Miriam raring to quiz Napoles in pork scam, expensive handbags

File photo of Sen. Miriam Defensor-Santiago

MANILA, Philippines - MANILA, Philippines - “What’s the most expensive handbag?”

Sen. Miriam Defensor Santiago wants to ask this question to pork barrel scam operator Janet Lim Napoles once the latter appears before the Senate Blue Ribbon hearing on the pork barrel scam.

Santiago is also raring to  interview the whistleblowers who implicated  Napoles and several lawmakers with  the multi-billion pork barrel scam. 

“We want to catch them at plunder because that’s what they really committed,” Santiago said at a press briefing at the Senate on Wednesday.

Napoles and her family have been criticized by netizens for their lavish  lifestyle, highlighted by partying and expensive handbags.

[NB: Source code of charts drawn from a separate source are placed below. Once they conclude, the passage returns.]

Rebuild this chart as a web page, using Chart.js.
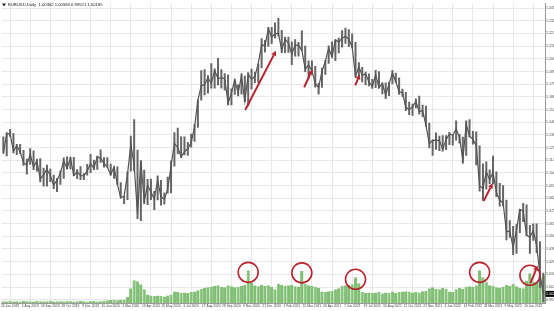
<!DOCTYPE html>
<html>
<head>
<meta charset="utf-8">
<script src="https://cdn.jsdelivr.net/npm/chart.js@4/dist/chart.umd.min.js"></script>
<style>
  html, body { margin: 0; padding: 0; background: #fff; }
</style>
</head>
<body>
<canvas id="chart" width="554" height="311"></canvas>
<script>
// EURUSD weekly bars, week of 10 Jun 2019 to week of 11 Jul 2022
const firstWeek = '2019-06-10';

const highs = [
  1.1348,1.1385,1.1412,1.1375,1.1286,1.1286,1.1234,1.1160,1.1250,1.1230,
  1.1160,1.1164,1.1085,1.1109,1.1076,1.1025,1.0999,1.1062,1.1172,1.1179,
  1.1175,1.1176,1.1071,1.1097,1.1039,1.1117,1.1200,1.1153,1.1187,1.1239,
  1.1174,1.1173,1.1118,1.1095,1.1096,1.0962,1.0851,1.1053,1.1355,1.1495,
  1.1236,1.1147,1.1067,1.0990,1.0991,1.0888,1.1019,1.0982,1.0876,1.1009,
  1.1146,1.1384,1.1422,1.1348,1.1349,1.1303,1.1372,1.1452,1.1661,1.1908,
  1.1916,1.1865,1.1966,1.1922,1.2011,1.1917,1.1882,1.1872,1.1753,1.1831,
  1.1787,1.1881,1.1861,1.1891,1.1920,1.1894,1.1964,1.2177,1.2163,1.2273,
  1.2272,1.2310,
  1.2349,1.2247,1.2190,1.2190,1.2150,1.2169,1.2146,1.2243,1.2114,1.1990,
  1.1990,1.1943,1.1800,1.1928,1.1994,1.2117,1.2150,1.2168,1.2182,1.2245,
  1.2266,1.2254,1.2218,1.2146,1.1975,1.1936,1.1895,1.1880,1.1834,1.1909,
  1.1900,1.1804,1.1804,1.1808,1.1909,1.1886,1.1846,1.1751,1.1725,1.1641,
  1.1624,1.1669,1.1692,1.1616,1.1609,1.1464,1.1322,1.1383,1.1355,1.1360,
  1.1360,1.1386,
  1.1364,1.1483,1.1369,1.1347,1.1483,1.1495,1.1395,1.1390,1.1273,1.1121,
  1.1137,1.1070,1.1185,1.1054,1.0956,1.0936,1.0814,1.0642,1.0594,1.0608,
  1.0736,1.0787,1.0774,1.0601,1.0614,1.0615,1.0464,1.0199
];

const lows = [
  1.1202,1.1181,1.1347,1.1207,1.1193,1.1200,1.1101,1.1027,1.1110,1.1066,
  1.1052,1.0963,1.0926,1.0927,1.0965,1.0905,1.0879,1.0942,1.0992,1.1072,
  1.1073,1.1015,1.0989,1.0981,1.0981,1.1019,1.1040,1.1066,1.1067,1.1127,
  1.1086,1.1087,1.1019,1.0992,1.0941,1.0827,1.0778,1.0812,1.1053,1.1055,
  1.0653,1.0636,1.0781,1.0771,1.0812,1.0727,1.0811,1.0766,1.0775,1.0868,
  1.0870,1.1095,1.1198,1.1168,1.1190,1.1185,1.1255,1.1304,1.1422,1.1652,
  1.1697,1.1711,1.1753,1.1754,1.1782,1.1753,1.1737,1.1612,1.1612,1.1700,
  1.1689,1.1703,1.1640,1.1603,1.1746,1.1800,1.1802,1.1925,1.2058,1.2106,
  1.2129,1.2177,
  1.2193,1.2054,1.2053,1.2055,1.1952,1.2023,1.2023,1.2070,1.1893,1.1836,
  1.1874,1.1762,1.1704,1.1760,1.1870,1.1962,1.2015,1.1986,1.2052,1.2100,
  1.2132,1.2104,1.2093,1.1847,1.1847,1.1807,1.1781,1.1772,1.1752,1.1757,
  1.1754,1.1705,1.1664,1.1690,1.1790,1.1802,1.1700,1.1683,1.1563,1.1529,
  1.1523,1.1586,1.1535,1.1513,1.1432,1.1250,1.1186,1.1236,1.1227,1.1222,
  1.1234,1.1276,
  1.1272,1.1315,1.1290,1.1121,1.1185,1.1340,1.1280,1.1106,1.0885,1.0806,
  1.0902,1.0945,1.0945,1.0837,1.0757,1.0760,1.0472,1.0494,1.0349,1.0359,
  1.0533,1.0627,1.0507,1.0359,1.0469,1.0366,1.0072,0.9952
];

const closes = [
  1.1208,1.1370,1.1372,1.1225,1.1271,1.1220,1.1127,1.1107,1.1200,1.1091,
  1.1143,1.0989,1.1027,1.1073,1.1017,1.0940,1.0978,1.1040,1.1143,1.1080,
  1.1165,1.1019,1.1051,1.1019,1.1017,1.1058,1.1120,1.1081,1.1176,1.1166,
  1.1121,1.1090,1.1025,1.1093,1.0944,1.0830,1.0847,1.1026,1.1284,1.1105,
  1.0693,1.1142,1.0802,1.0937,1.0878,1.0820,1.0979,1.0839,1.0819,1.0902,
  1.1100,1.1290,1.1256,1.1178,1.1218,1.1247,1.1298,1.1428,1.1656,1.1778,
  1.1786,1.1844,1.1796,1.1904,1.1838,1.1845,1.1837,1.1632,1.1715,1.1826,
  1.1717,1.1859,1.1646,1.1873,1.1833,1.1856,1.1963,1.2122,1.2115,1.2258,
  1.2188,1.2216,
  1.2219,1.2077,1.2170,1.2136,1.2045,1.2119,1.2119,1.2076,1.1917,1.1951,
  1.1904,1.1795,1.1762,1.1899,1.1983,1.2096,1.2020,1.2165,1.2145,1.2178,
  1.2194,1.2168,1.2104,1.1858,1.1937,1.1864,1.1876,1.1810,1.1771,1.1870,
  1.1761,1.1795,1.1697,1.1795,1.1882,1.1813,1.1726,1.1719,1.1597,1.1574,
  1.1601,1.1644,1.1559,1.1567,1.1445,1.1288,1.1318,1.1316,1.1316,1.1240,
  1.1322,1.1370,
  1.1360,1.1410,1.1343,1.1150,1.1453,1.1351,1.1324,1.1270,1.0929,1.0912,
  1.1051,1.0984,1.1047,1.0878,1.0810,1.0790,1.0545,1.0550,1.0410,1.0563,
  1.0733,1.0719,1.0518,1.0497,1.0555,1.0428,1.0185,1.0020
];

// tick volume (thousands)
const volumes = [
  7,6,8,6,7,6,8,7,7,6,8,7,6,7,8,6,7,7,6,8,7,6,7,8,7,6,7,8,6,7,
  10,11,12,12,11,12,14,24,
  60,92,88,76,56,
  34,30,28,30,28,26,30,34,
  46,44,40,42,40,44,46,52,58,
  62,64,66,70,72,66,64,72,68,64,66,70,74,
  132,
  84,72,68,74,70,72,66,56,78,74,70,72,74,68,66,
  130,
  78,72,70,66,62,
  46,44,48,50,56,60,
  70,72,74,76,104,80,
  44,40,42,40,42,44,38,42,40,46,40,44,46,48,46,42,44,42,48,50,
  60,64,58,56,62,58,46,44,56,62,58,66,68,66,72,
  132,
  104,84,72,70,
  64,62,66,74,70,78,68,62,60,
  90,120,86,84,100,112
];

const headerText = 'EURUSD,Daily  1.00362 1.00583 0.99521 1.00185';

// price ticks on the right axis
const priceTickTop = 1.2432;
const priceTickStep = 0.0107;

// highlighted volume spikes (week index)
const circleWeeks = [73, 89, 105, 142, 157];

// red arrows (week index, price)
const arrowFromWeek = [72.1, 89.7, 104.9, 143.2, 157.2];
const arrowFromPrice = [1.1572, 1.1764, 1.1780, 1.0803, 1.0110];
const arrowToWeek = [81.3, 92.1, 106.3, 145.9, 159.3];
const arrowToPrice = [1.2073, 1.1914, 1.1872, 1.0953, 1.0260];

const months = ['Jan','Feb','Mar','Apr','May','Jun','Jul','Aug','Sep','Oct','Nov','Dec'];
const weeks = [];
const start = new Date(firstWeek + 'T00:00:00Z');
for (let i = 0; i < closes.length; i++) {
  const d = new Date(start.getTime() + i * 7 * 86400000);
  weeks.push(d.getUTCDate() + ' ' + months[d.getUTCMonth()] + ' ' + d.getUTCFullYear());
}

const RED = '#b8232d';
const FONT = '"Liberation Sans", Arial, sans-serif';

const overlay = {
  id: 'overlay',
  afterDatasetsDraw(chart) {
    const ctx = chart.ctx;
    const x = chart.scales.x, y = chart.scales.y, yv = chart.scales.yv;
    ctx.save();

    // circles round the volume spikes
    ctx.strokeStyle = RED;
    ctx.lineWidth = 1.6;
    circleWeeks.forEach(w => {
      const cx = x.getPixelForValue(w);
      const cy = yv.getPixelForValue(volumes[w]) + 2;
      ctx.beginPath();
      ctx.arc(cx, cy, 10, 0, Math.PI * 2);
      ctx.stroke();
    });

    // arrows
    ctx.fillStyle = RED;
    ctx.lineWidth = 2;
    arrowFromWeek.forEach((w, i) => {
      const x0 = x.getPixelForValue(w), y0 = y.getPixelForValue(arrowFromPrice[i]);
      const x1 = x.getPixelForValue(arrowToWeek[i]), y1 = y.getPixelForValue(arrowToPrice[i]);
      const a = Math.atan2(y1 - y0, x1 - x0);
      const hl = 5, hw = 2.6;
      const bx = x1 - hl * Math.cos(a), by = y1 - hl * Math.sin(a);
      ctx.beginPath();
      ctx.moveTo(x0, y0);
      ctx.lineTo(bx, by);
      ctx.stroke();
      ctx.beginPath();
      ctx.moveTo(x1, y1);
      ctx.lineTo(bx + hw * Math.sin(a), by - hw * Math.cos(a));
      ctx.lineTo(bx - hw * Math.sin(a), by + hw * Math.cos(a));
      ctx.closePath();
      ctx.fill();
    });

    // header
    ctx.fillStyle = '#222';
    ctx.beginPath();
    ctx.moveTo(2, 3.5); ctx.lineTo(6, 3.5); ctx.lineTo(4, 6.5); ctx.closePath();
    ctx.fill();
    ctx.font = '4.2px ' + FONT;
    ctx.textBaseline = 'middle';
    ctx.textAlign = 'left';
    ctx.fillText(headerText, 8, 5);

    // last price box on the right axis
    const last = closes[closes.length - 1];
    const py = y.getPixelForValue(last);
    ctx.fillStyle = '#000';
    ctx.fillRect(chart.chartArea.right + 0.5, py - 3, 10, 6);
    ctx.fillStyle = '#fff';
    ctx.font = '3.6px ' + FONT;
    ctx.fillText(last.toFixed(4), chart.chartArea.right + 1, py);
    ctx.restore();
  }
};

new Chart(document.getElementById('chart').getContext('2d'), {
  data: {
    labels: weeks,
    datasets: [
      {
        type: 'line',
        data: closes,
        yAxisID: 'y',
        borderColor: '#555555',
        borderWidth: 1.2,
        pointRadius: 0,
        order: 1
      },
      {
        type: 'bar',
        data: lows.map((l, i) => [l, highs[i]]),
        yAxisID: 'y',
        backgroundColor: '#666666',
        grouped: false,
        barPercentage: 0.6,
        categoryPercentage: 1,
        order: 2
      },
      {
        type: 'bar',
        data: volumes,
        yAxisID: 'yv',
        backgroundColor: '#80c073',
        borderColor: '#4f9c44',
        borderWidth: { left: 0.7, right: 0, top: 0, bottom: 0 },
        grouped: false,
        barPercentage: 0.95,
        categoryPercentage: 1,
        order: 3
      }
    ]
  },
  options: {
    responsive: false,
    animation: false,
    layout: { padding: 0 },
    plugins: { legend: { display: false }, tooltip: { enabled: false } },
    scales: {
      x: {
        offset: true,
        afterBuildTicks: s => { s.ticks = s.ticks.filter(t => t.value % 6 === 2); },
        afterFit: s => { s.height = 8; },
        ticks: {
          autoSkip: false, maxRotation: 0, padding: 1, color: '#444',
          font: { size: 3.3, family: FONT }
        },
        grid: { offset: false, color: '#e8e8e8', lineWidth: 1, drawTicks: false },
        border: { color: '#9a9a9a' }
      },
      y: {
        position: 'right',
        min: 0.9943,
        max: 1.2474,
        afterBuildTicks: s => {
          const t = [];
          for (let v = priceTickTop; v > s.min; v -= priceTickStep) t.push({ value: v });
          s.ticks = t;
        },
        afterFit: s => { s.width = 9; },
        ticks: {
          autoSkip: false, padding: 1, color: '#444',
          font: { size: 3.6, family: FONT },
          callback: v => v.toFixed(4)
        },
        grid: { color: '#e8e8e8', lineWidth: 1, drawTicks: false },
        border: { color: '#9a9a9a' }
      },
      yv: {
        display: false,
        min: 0,
        max: 1212
      }
    }
  },
  plugins: [overlay]
});
</script>
</body>
</html>
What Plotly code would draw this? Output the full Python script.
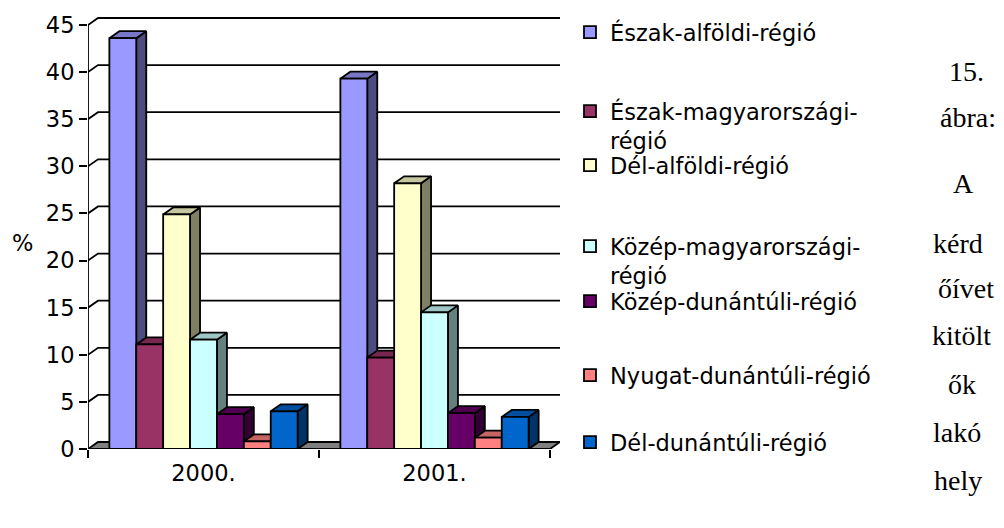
import plotly.graph_objects as go

# ---------------- data ----------------
categories = ["2000.", "2001."]
regions = [
    "Észak-alföldi-régió",
    "Észak-magyarországi-régió",
    "Dél-alföldi-régió",
    "Közép-magyarországi-régió",
    "Közép-dunántúli-régió",
    "Nyugat-dunántúli-régió",
    "Dél-dunántúli-régió",
]
legend_labels = [
    "Észak-alföldi-régió",
    "Észak-magyarországi-<br>régió",
    "Dél-alföldi-régió",
    "Közép-magyarországi-<br>régió",
    "Közép-dunántúli-régió",
    "Nyugat-dunántúli-régió",
    "Dél-dunántúli-régió",
]
values_2000 = [43.6, 11.1, 24.9, 11.6, 3.7, 0.8, 4.0]
values_2001 = [39.3, 9.7, 28.2, 14.5, 3.8, 1.2, 3.4]
y_ticks = [0, 5, 10, 15, 20, 25, 30, 35, 40, 45]
y_axis_title = "%"
caption_words = ["15.", "ábra:", "A", "kérd", "őívet", "kitölt", "ők", "lakó", "hely"]
front_colors = ["#9999FF", "#993366", "#FFFFCC", "#CCFFFF", "#660066", "#FF8080", "#0066CC"]

# ---------------- geometry / style (page pixels) ----------------
PAGE_W, PAGE_H = 1004, 528
OFF = 8                                 # default page body margin
W, H = PAGE_W - OFF, PAGE_H - OFF
L, R, T, B = 88, 560, 10, 449          # plot-area box in page pixels
Y0_PX, YTOP_PX = 449, 25               # page rows of first and last tick
PXY = (Y0_PX - YTOP_PX) / (y_ticks[-1] - y_ticks[0])
DX_PX, DY_PX = 10, 7                   # 3-D depth offset in pixels
XMIN = -0.5
XSPAN_FRONT = len(categories)
DX = XSPAN_FRONT * DX_PX / ((R - L) - DX_PX)
XMAX = XMIN + XSPAN_FRONT + DX
YMAX = (B - T) / PXY
DY = DY_PX / PXY
BARGAP = 0.185
NSER = len(regions)
BW = (1 - BARGAP) / NSER
LW = 1.8
SANS = "DejaVu Sans"
SERIF = "Liberation Serif"
FS = 22.5
CAP_FS = 28
LEG_X = 570

legend_line1_px = [31, 110, 164, 245, 300, 374, 441]
caption_px = [72, 118, 183, 243, 288, 336, 384, 432, 480]
caption_left_px = [947, 938, 951, 931, 936, 930, 946, 931, 932]
PCT_POS = (22, 243)


def shade(hexcol, f):
    h = hexcol.lstrip("#")
    r, g, b = (int(h[i:i + 2], 16) for i in (0, 2, 4))
    return "#%02X%02X%02X" % (int(r * f), int(g * f), int(b * f))


def paper(px, py):
    return (px - L) / (R - L), (B - py) / (B - T)


fig = go.Figure()
x_lo, x_hi = XMIN, XMIN + XSPAN_FRONT

# floor
fig.add_trace(go.Scatter(
    x=[x_lo, x_hi, x_hi + DX, x_lo + DX, x_lo],
    y=[0, 0, DY, DY, 0],
    mode="lines", fill="toself", fillcolor="#808080",
    line=dict(color="black", width=LW), showlegend=False, hoverinfo="skip"))

# back-wall gridlines with left-wall connectors
gx, gy = [], []
for v in y_ticks[1:]:
    gx += [x_lo, x_lo + DX, x_hi + DX, None]
    gy += [v, v + DY, v + DY, None]
fig.add_trace(go.Scatter(x=gx, y=gy, mode="lines",
                         line=dict(color="black", width=LW),
                         showlegend=False, hoverinfo="skip"))

# front value axis line and category axis line
fig.add_trace(go.Scatter(x=[x_lo, x_lo], y=[y_ticks[0], y_ticks[-1]], mode="lines",
                         line=dict(color="black", width=LW), showlegend=False, hoverinfo="skip"))
fig.add_trace(go.Scatter(x=[x_lo, x_hi], y=[0, 0], mode="lines",
                         line=dict(color="black", width=LW), showlegend=False, hoverinfo="skip"))

# side and top faces of the 3-D columns
series_values = [[values_2000[j], values_2001[j]] for j in range(NSER)]
for j in range(NSER):
    sx, sy, tx, ty = [], [], [], []
    for c in range(len(categories)):
        v = series_values[j][c]
        x0 = c - (1 - BARGAP) / 2 + j * BW
        x1 = x0 + BW
        sx += [x1, x1 + DX, x1 + DX, x1, x1, None]
        sy += [0, DY, v + DY, v, 0, None]
        tx += [x0, x1, x1 + DX, x0 + DX, x0, None]
        ty += [v, v, v + DY, v + DY, v, None]
    fig.add_trace(go.Scatter(x=sx, y=sy, mode="lines", fill="toself",
                             fillcolor=shade(front_colors[j], 0.5),
                             line=dict(color="black", width=LW),
                             showlegend=False, hoverinfo="skip"))
    fig.add_trace(go.Scatter(x=tx, y=ty, mode="lines", fill="toself",
                             fillcolor=shade(front_colors[j], 0.78),
                             line=dict(color="black", width=LW),
                             showlegend=False, hoverinfo="skip"))

# front faces: real bars on an overlaid axis pair (drawn above the faces)
for j in range(NSER):
    fig.add_trace(go.Bar(
        x=list(range(len(categories))), y=series_values[j],
        name=legend_labels[j],
        marker=dict(color=front_colors[j], line=dict(color="black", width=LW)),
        xaxis="x2", yaxis="y2",
        legend="legend" if j == 0 else f"legend{j + 1}",
        hovertext=[regions[j]] * 2,
    ))

layout = dict(
    width=W, height=H, autosize=False,
    margin=dict(l=L - OFF, r=PAGE_W - R, t=T - OFF, b=PAGE_H - B, pad=0),
    paper_bgcolor="white", plot_bgcolor="white",
    barmode="group", bargap=BARGAP, bargroupgap=0,
    font=dict(family=SANS, size=FS, color="black"),
    xaxis=dict(range=[XMIN, XMAX], showgrid=False, zeroline=False, showline=False,
               tickvals=[x_lo + k for k in range(len(categories) + 1)],
               ticktext=[""] * (len(categories) + 1),
               ticks="outside", ticklen=8, tickwidth=LW, tickcolor="black", fixedrange=True),
    yaxis=dict(range=[0, YMAX], showgrid=False, zeroline=False, showline=False,
               tickvals=y_ticks, ticks="outside", ticklen=8, tickwidth=LW,
               tickcolor="black", tickfont=dict(family=SANS, size=FS), fixedrange=True),
    xaxis2=dict(range=[XMIN, XMAX], overlaying="x", side="bottom", anchor="y2",
                showgrid=False, zeroline=False, showline=False,
                tickvals=list(range(len(categories))), ticktext=categories,
                ticks="", ticklabelstandoff=8,
                tickfont=dict(family=SANS, size=FS), fixedrange=True),
    yaxis2=dict(range=[0, YMAX], overlaying="y", visible=False, fixedrange=True),
    annotations=[],
)

for j in range(NSER):
    key = "legend" if j == 0 else f"legend{j + 1}"
    lx, ly = paper(LEG_X, legend_line1_px[j] - 20)
    layout[key] = dict(x=lx, y=ly, xanchor="left", yanchor="top",
                       bgcolor="rgba(0,0,0,0)", borderwidth=0,
                       font=dict(family=SANS, size=FS, color="black"),
                       valign="top", itemwidth=30, tracegroupgap=0)

px_, py_ = paper(*PCT_POS)
layout["annotations"].append(dict(text=y_axis_title, x=px_, y=py_, xref="paper", yref="paper",
                                  showarrow=False, xanchor="center", yanchor="middle",
                                  font=dict(family=SANS, size=FS, color="black")))
for word, ypx, xpx in zip(caption_words, caption_px, caption_left_px):
    ax, ay = paper(xpx, ypx)
    layout["annotations"].append(dict(text=word, x=ax, y=ay, xref="paper", yref="paper",
                                      showarrow=False, xanchor="left", yanchor="middle",
                                      font=dict(family=SERIF, size=CAP_FS, color="black")))

fig.update_layout(**layout)
fig.write_html("out.html")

Sidelined by her chronic fatigue syndrome, Santiago minced no words against  several of her colleagues who were being implicated in the pork barrel scam. “Die! Eat, blank and Die!,” Santiago said.

It was Santiago’s first time to appear at the Senate Wednesday, presiding over the hearing of the Commission on Appointments, confirming the nominations of the Foreign Affairs department. 

For the senators who were not dragged into the controversy, Santiago batted for the abolition of Congress and the remaining senators to commit harakiri instead.

“Abolish the Congress.  Commit harakiri.  You owe it to the Filipino people. We should all wear our Filipino robes and bow in front of TV and harakiri ourselves,” Santiago said.

“The whole system is just so bad that’s why people get sick. I think this is the country with the most sick people in the whole world.  (And) we continue to go to office as if nothing happened,” Santiago added.

"We are really, really sick or morally sick, mentally sick. The higher the positions, the higher their mental sickness,”  said Santiago, explaining that the abolition of Congress needs changing of the Constitution.

Santiago  said a plunder case against lawmakers can be filed even without Napoles becoming a state witness.

She sees it proper that the government panel composed of the Ombudsman and the Department of Justice (DOJ)-National Bureau of Investigation to file charges against the senators who were linked to have misused their pork barrel based on witnesses' accounts, and special audit report from 2007 to 2009.

Santiago said Napoles cannot be made state witness because  she does not seem to be the least guilty in relation to the testimonies of whistleblowers led by Benhur Luy.

If Napoles will be pinning down higher officials in government, Santiago said then maybe the Department of Justice will consider her as state witness.

“If she will do that, I will agree that she will be the least guilty…So far in the  hands of the DOJ, particularly the NBI, we have no evidence,” Santiago said.

“The Penal Code is very strict on the rule of making an individual a state witness, because she would be absolved of wrongdoings.  The charges against a state witness will mean the dropping of the charges against her,” the senator said.

“I cannot grasp how much her money is, which is so galactic,” Santiago said.

Santiago said Napoles can face plunder because she is in a conspiracy, which provides that the guilt of one is the guilt of all.

The moment that the judge issues a warrant of arrest, a senator who would be charged for plunder in relation to the pork barrel case will be detained without bail.